Ich finde diese Gedankengänge völlig logisch, da ist kein Denkfehler. Das ICH ist überflüssig, auch ohne ICH würde der Mensch funktionieren.

Das muß ich jetzt erstmal verkraften und sacken lassen. Es ist damit noch nicht bewiesen, daß es ein ICH gar nicht gibt, aber es ist bewiesen, daß es auch ohne ICH ginge.

Es gibt ein Leben ohne ICH.
Es ginge auch ohne ICH.

Wie das ginge, wäre mir völlig unbegreiflich, aber ich kann ja SEHEN, daß es geht. Tiere leben ganz ohne ICH. Ein Mensch, der schläft, lebt ganz ohne ICH. Ein Schlafwandler läuft sogar herum ganz ohne ICH, ein schlafender Mensch bewegt sich oder redet im Schlaf. Was ich mit eigenen Augen SEHEN kann, muß ich als reale Wahrnehmung zunächst mal anerkennen. Das ist ja sogar eine naturwissenschaftliche Vorgehensweise.

Meine Gefühlslage ist heute morgen selbstironisch.
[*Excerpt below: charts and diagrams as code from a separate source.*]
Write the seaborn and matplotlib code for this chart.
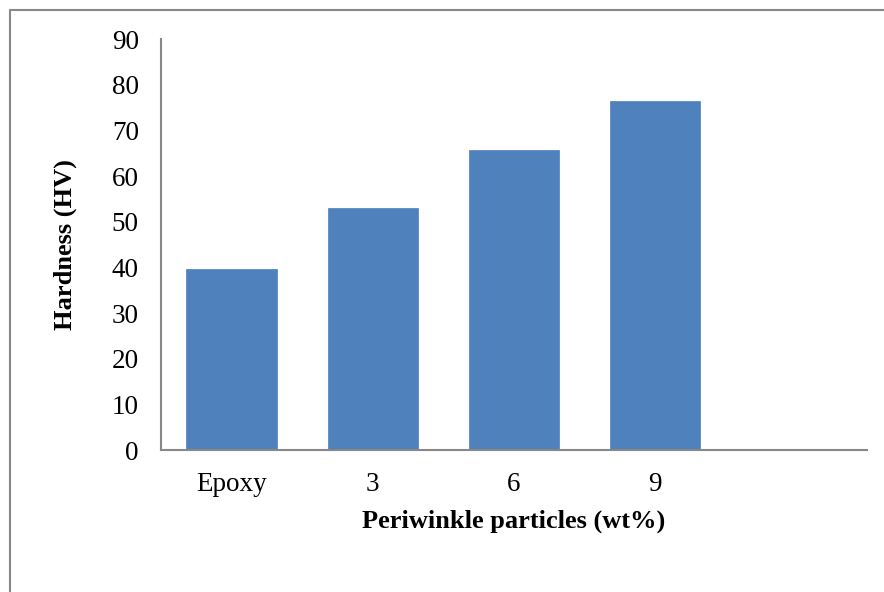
import matplotlib
matplotlib.use("Agg")
import matplotlib.pyplot as plt
import seaborn as sns
import pandas as pd
from matplotlib.lines import Line2D

categories = ["Epoxy", "3", "6", "9"]
hardness = [39.7, 53.0, 65.7, 76.4]
yticks = [0, 10, 20, 30, 40, 50, 60, 70, 80, 90]

sns.set_theme(style="white")
plt.rcParams['font.family'] = ['Liberation Serif', 'DejaVu Serif']
plt.rcParams['text.color'] = 'black'
plt.rcParams['axes.labelcolor'] = 'black'

df = pd.DataFrame({"cat": categories, "val": hardness})

fig = plt.figure(figsize=(8.84, 5.92), dpi=100)
ax = fig.add_axes([161/884, 1-450/592, (867-161)/884, (450-39.3)/592])

sns.barplot(data=df, x="cat", y="val", order=categories, color="#4F81BD",
            saturation=1, width=0.64, ax=ax, edgecolor="#4F81BD", linewidth=0.5)

ax.set_xlim(-0.5, 4.5)
ax.set_ylim(0, 90)
ax.set_yticks(yticks)
ax.set_yticklabels([str(t) for t in yticks])
ax.tick_params(axis='x', length=0, pad=16, labelsize=19.5, colors='black')
ax.tick_params(axis='y', length=0, pad=16, labelsize=19.5, colors='black')

for s in ["top", "right"]:
    ax.spines[s].set_visible(False)
for s in ["left", "bottom"]:
    ax.spines[s].set_color("#888888")
    ax.spines[s].set_linewidth(1.5)

ax.set_xlabel("Periwinkle particles (wt%)", fontsize=19, fontweight="bold",
              labelpad=9, color="black")
ax.set_ylabel("Hardness (HV)", fontsize=19, fontweight="bold", labelpad=25,
              color="black")

# outer chart border (partially cropped)
fig.add_artist(Line2D([10/884, 10/884, 1.0], [0.0, 1-10/592, 1-10/592],
                      transform=fig.transFigure, color="#888888", linewidth=1.5))

fig.savefig("out.png", dpi=100)
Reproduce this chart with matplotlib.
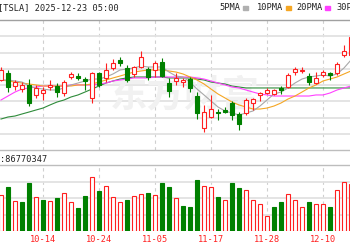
import numpy as np
import matplotlib
matplotlib.use('Agg')
import matplotlib.pyplot as plt
from matplotlib.patches import Rectangle

W, H = 350, 250

# daily candles (price units)
opens = [441.6, 449.5, 434.8, 431.4, 436.0, 424.7, 426.9, 433.7, 434.8, 426.9,
         445.0, 446.1, 442.7, 421.3, 449.5, 443.9, 455.2, 464.2, 455.2, 448.4,
         456.3, 454.0, 452.9, 461.9, 438.2, 440.5, 439.3, 442.7, 423.5, 387.4,
         399.8, 405.4, 407.7, 415.6, 403.2, 404.3, 415.6, 424.7, 426.9, 425.8,
         432.6, 433.7, 450.6, 451.8, 446.1, 438.2, 447.3, 449.5, 449.5, 469.9,
         469.9]
highs = [456.3, 452.9, 441.6, 439.3, 442.7, 436.0, 433.7, 441.6, 438.2, 441.6,
         450.6, 449.5, 445.0, 450.6, 450.6, 460.8, 465.3, 467.6, 458.6, 457.4,
         474.4, 456.3, 463.1, 466.4, 443.9, 449.5, 443.9, 445.0, 428.0, 413.4,
         424.7, 408.8, 411.1, 417.9, 405.4, 421.3, 421.3, 428.0, 432.6, 431.4,
         434.8, 449.5, 456.3, 456.3, 449.5, 450.6, 452.9, 450.6, 461.9, 481.2,
         492.5]
lows = [440.5, 428.0, 430.3, 428.0, 412.2, 421.3, 419.0, 430.3, 422.4, 423.5,
        442.7, 441.6, 430.3, 415.6, 433.7, 439.3, 452.9, 457.4, 439.3, 445.0,
        455.2, 441.6, 445.0, 445.0, 422.4, 436.0, 433.7, 428.0, 397.5, 382.8,
        398.7, 396.4, 404.3, 396.4, 385.1, 402.1, 407.7, 417.9, 425.8, 424.7,
        425.8, 432.6, 447.3, 449.5, 436.0, 437.1, 445.0, 441.6, 447.3, 467.6,
        467.6]
closes = [452.9, 433.7, 439.3, 436.0, 415.6, 432.6, 430.3, 436.0, 428.0, 439.3,
          448.4, 443.9, 440.5, 449.5, 436.0, 452.9, 460.8, 460.8, 441.6, 456.3,
          467.6, 445.0, 460.8, 446.1, 429.2, 443.9, 441.6, 432.6, 404.3, 405.4,
          408.8, 404.3, 405.4, 402.1, 391.9, 419.0, 420.1, 426.9, 430.3, 430.3,
          430.3, 447.3, 454.0, 452.9, 439.3, 443.9, 450.6, 447.3, 459.7, 474.4,
          490.2]

ma5 = [441.6, 441.6, 440.5, 439.3, 434.8, 432.6, 431.4, 430.3, 430.3, 432.6,
       436.0, 438.2, 440.5, 442.7, 442.7, 445.0, 448.4, 452.9, 454.0, 455.2,
       457.4, 456.3, 456.3, 456.3, 450.6, 446.1, 445.0, 439.3, 431.4, 424.7,
       417.9, 411.1, 406.6, 404.3, 402.1, 404.3, 406.6, 412.2, 419.0, 425.8,
       428.0, 432.6, 438.2, 442.7, 445.0, 446.1, 447.3, 446.1, 448.4, 455.2,
       464.2]
ma10 = [441.6, 440.5, 439.3, 438.2, 437.1, 436.0, 434.8, 434.8, 434.8, 434.8,
        434.8, 436.0, 436.0, 437.1, 439.3, 441.6, 443.9, 446.1, 448.4, 450.6,
        451.8, 452.9, 452.9, 452.9, 451.8, 450.6, 448.4, 445.0, 441.6, 437.1,
        431.4, 425.8, 421.3, 416.7, 413.4, 411.1, 408.8, 408.8, 409.9, 412.2,
        415.6, 420.1, 423.5, 428.0, 432.6, 436.0, 440.5, 442.7, 445.0, 448.4,
        451.8]
ma20 = [419.0, 423.5, 428.0, 431.4, 432.6, 433.7, 434.8, 434.8, 434.8, 434.8,
        436.0, 436.0, 436.0, 436.0, 437.1, 438.2, 440.5, 441.6, 442.7, 443.9,
        443.9, 443.9, 445.0, 445.0, 445.0, 445.0, 445.0, 445.0, 443.9, 442.7,
        440.5, 438.2, 436.0, 433.7, 432.6, 430.3, 428.0, 425.8, 424.7, 423.5,
        423.5, 423.5, 423.5, 423.5, 423.5, 424.7, 424.7, 426.9, 430.3, 432.6,
        434.8]
ma30 = [397.5, 399.8, 400.9, 403.2, 405.4, 407.7, 409.9, 413.4, 416.7, 419.0,
        422.4, 424.7, 428.0, 431.4, 434.8, 438.2, 440.5, 442.7, 443.9, 445.0,
        445.0, 445.0, 445.0, 445.0, 443.9, 443.9, 443.9, 443.9, 442.7, 441.6,
        439.3, 438.2, 437.1, 434.8, 433.7, 432.6, 432.6, 432.6, 432.6, 432.6,
        432.6, 432.6, 432.6, 432.6, 432.6, 432.6, 432.6, 432.6, 432.6, 432.6,
        432.6]

# volume in millions, and red(up)/green flag as drawn
volumes = [86, 106, 72, 70, 115, 82, 74, 72, 79, 91,
           70, 55, 84, 130, 96, 108, 82, 70, 74, 84,
           89, 91, 86, 115, 106, 79, 60, 58, 122, 108,
           106, 82, 74, 115, 103, 98, 74, 65, 36, 58,
           70, 89, 74, 58, 70, 65, 65, 58, 98, 118,
           113]
vol_up = "rgrggrgrgrrggrgrrrgrrgrggrgggrrgrggrrrrggrrrgrrgrrr"

date_pos = [-2, 6, 14, 22, 30, 38, 46]
date_labels = ['10-02', '10-14', '10-24', '11-05', '11-17', '11-28', '12-10']

RED = '#ff2020'
GREEN = '#008000'
GRID = '#e2e2e2'
MONO = 'DejaVu Sans Mono'


def fx(x):
    return x / W


def fy(y):
    return 1 - y / H


fig = plt.figure(figsize=(3.5, 2.5), dpi=100)
fig.patch.set_facecolor('white')

# pixel layout of the two panels
ax = fig.add_axes([0, fy(150), 1, (150 - 20) / H])
axv = fig.add_axes([0, fy(231), 1, (231 - 165) / H])

# x pixel = 1 + 7*i
xlim = (-1 / 7, 349 / 7)
n = len(closes)
idx = np.arange(n)

for a in (ax, axv):
    a.set_xlim(*xlim)
    for s in a.spines.values():
        s.set_visible(False)
    a.set_xticks([])
    a.set_yticks([])
    for p in date_pos:
        a.axvline(p, color='#cfcfcf', lw=0.8, ls=(0, (3, 3)), zorder=0)

ax.set_ylim(532 - 1.13 * 150, 532 - 1.13 * 20)
axv.set_ylim(0, 66 * 2.4)

# horizontal grid
y0, y1 = ax.get_ylim()
for k in range(1, 8):
    ax.axhline(y0 + k * (y1 - y0) / 8, color=GRID, lw=1.3, zorder=0)
for k in range(1, 4):
    axv.axhline(k * axv.get_ylim()[1] / 4, color=GRID, lw=1.3, zorder=0)

# watermark, kept inside the price panel below the marks
ax.text(fx(185), fy(96), '东方财富', family=['Noto Sans CJK SC'], fontsize=27,
        color='#f1f1f1', ha='center', va='center', weight='bold', zorder=1,
        transform=fig.transFigure)

# moving averages
ax.plot(idx, ma30, color='#2e8b3a', lw=0.8, zorder=2)
ax.plot(idx, ma20, color='#ff40ff', lw=0.8, zorder=2)
ax.plot(idx, ma10, color='#f5a623', lw=0.8, zorder=2)
ax.plot(idx, ma5, color='#a8a8a8', lw=0.8, zorder=2)

bw = 0.68
for i in range(n):
    o, h, l, c = opens[i], highs[i], lows[i], closes[i]
    up = c >= o
    col = RED if up else GREEN
    lo_b, hi_b = min(o, c), max(o, c)
    ax.vlines(i, l, lo_b, color=col, lw=0.8, zorder=3)
    ax.vlines(i, hi_b, h, color=col, lw=0.8, zorder=3)
    hgt = max(hi_b - lo_b, 0.6)
    if up:
        ax.add_patch(Rectangle((i - bw / 2, lo_b), bw, hgt, facecolor='white',
                               edgecolor=col, lw=0.8, zorder=4))
    else:
        ax.add_patch(Rectangle((i - bw / 2, lo_b), bw, hgt, facecolor=col,
                               edgecolor=col, lw=0.8, zorder=4))

for i in range(n):
    if vol_up[i] == 'r':
        axv.add_patch(Rectangle((i - bw / 2, 0), bw, volumes[i], facecolor='white',
                                edgecolor=RED, lw=0.8, zorder=3))
    else:
        axv.add_patch(Rectangle((i - bw / 2, 0), bw, volumes[i], facecolor=GREEN,
                                edgecolor=GREEN, lw=0.8, zorder=3))

# frame lines
for y, c in [(20, '#a0a0a0'), (150, '#bdbdbd'), (165, '#bdbdbd')]:
    fig.add_artist(plt.Line2D([0, 1], [fy(y), fy(y)], color=c, lw=1.0))

# header
fig.text(fx(-2), fy(8), '[TSLA] 2025-12-23 05:00', family=MONO, fontsize=6.2,
         color='#222222', va='center', ha='left')
leg = [('5PMA', 219, '#b0b0b0'), ('10PMA', 257, '#f5a623'),
       ('20PMA', 296, '#ff40ff'), ('30PMA', 336, '#2e8b3a')]
for lab, x0, c in leg:
    fig.text(fx(x0), fy(8), lab, family=MONO, fontsize=6.2, color='#222222',
             va='center', ha='left')
    mx = x0 + len(lab) * 5.2 + 3
    fig.add_artist(Rectangle((fx(mx), fy(9.5)), 5 / W, 3 / H, color=c,
                             transform=fig.transFigure))

fig.text(fx(0), fy(159), ':86770347', family=MONO, fontsize=6.2, color='#222222',
         va='center', ha='left')

for p, lab in zip(date_pos, date_labels):
    fig.text(fx(1 + 7 * p), fy(240), lab, family=MONO, fontsize=6.2, color=RED,
             va='center', ha='center')

fig.savefig('out.png', dpi=100)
Es könnte sein, daß ich dem ICH doch noch den Garaus mache. Gegen das Offensichtliche kann man sich nicht beliebig lange wehren, auch wenn ICH das immer noch verzweifelt versuche…

Ich weiß noch nicht, ob der Mensch auch ohne ICH in der Lage wäre, einen Computer zu bedienen, aber er wäre auf jeden Fall in der Lage zu existieren, zu leben.

Nun habe ich gerade nochmal nachgeschaut, was wikipedia zu "cogito, ergo sum" zu sagen weiß. Erstaunlicherweise findet sich dort u.a. die Kritik, daß die Schlußfolgerung (das Sein aus dem Denken zu folgern) logisch inkorrekt sei, logisch korrekt sei dagegen:

"Aus „ich denke“ folgt nicht „ich bin“, sondern „es gibt etwas Denkendes“"

http://de.wikipedia.org/wiki/Cogito_ergo_sum

Genau! Es gibt etwas Denkendes, nämlich mein Gehirn, aber "ich bin" auch unabhängig von diesem Denkenden!

Wie ist das mit meiner gestrigen Ausflucht? "Ich bin eine unsterbliche Seele." Auch Tiere haben eine Seele, glaube ich (Glauben ist allerdings nicht Wissen). Es wäre doch denkbar, daß die Seele irgendwie den Körper steuert, bei Tieren wie bei Menschen, und auch bei Pflanzen. In einem Buch las ich vor einiger Zeit in etwa folgendes: die Seele ist die Projektion des Geistes in den Körper. Und wenn der Körper schläft, schläft dann auch die Seele (denn dann fehlt ja offensichtlich die Wahrnehmung)? Wie kann eine Seele schlafen?

Ich habe meinen Körper schon von außerhalb gesehen, jedenfalls in meiner Erinnerung. Das habe ich mir immer damit erklärt, daß die Seele in extremen Situationen (Todesangst) den Körper eben verlassen kann und somit von oben auf ihn schauen kann. So wird es auch in Nahtodeserfahrungen beschrieben. Hat eine Seele Augen? Womit schaut sie? Keine Ahnung, aber die Theorie einer individuellen Seele (ein Seelen-ICH) ist mit meinen obigen Überlegungen noch nicht widerlegt, finde ich. Nur das Denk-ICH, das ist als überflüssig entlarvt.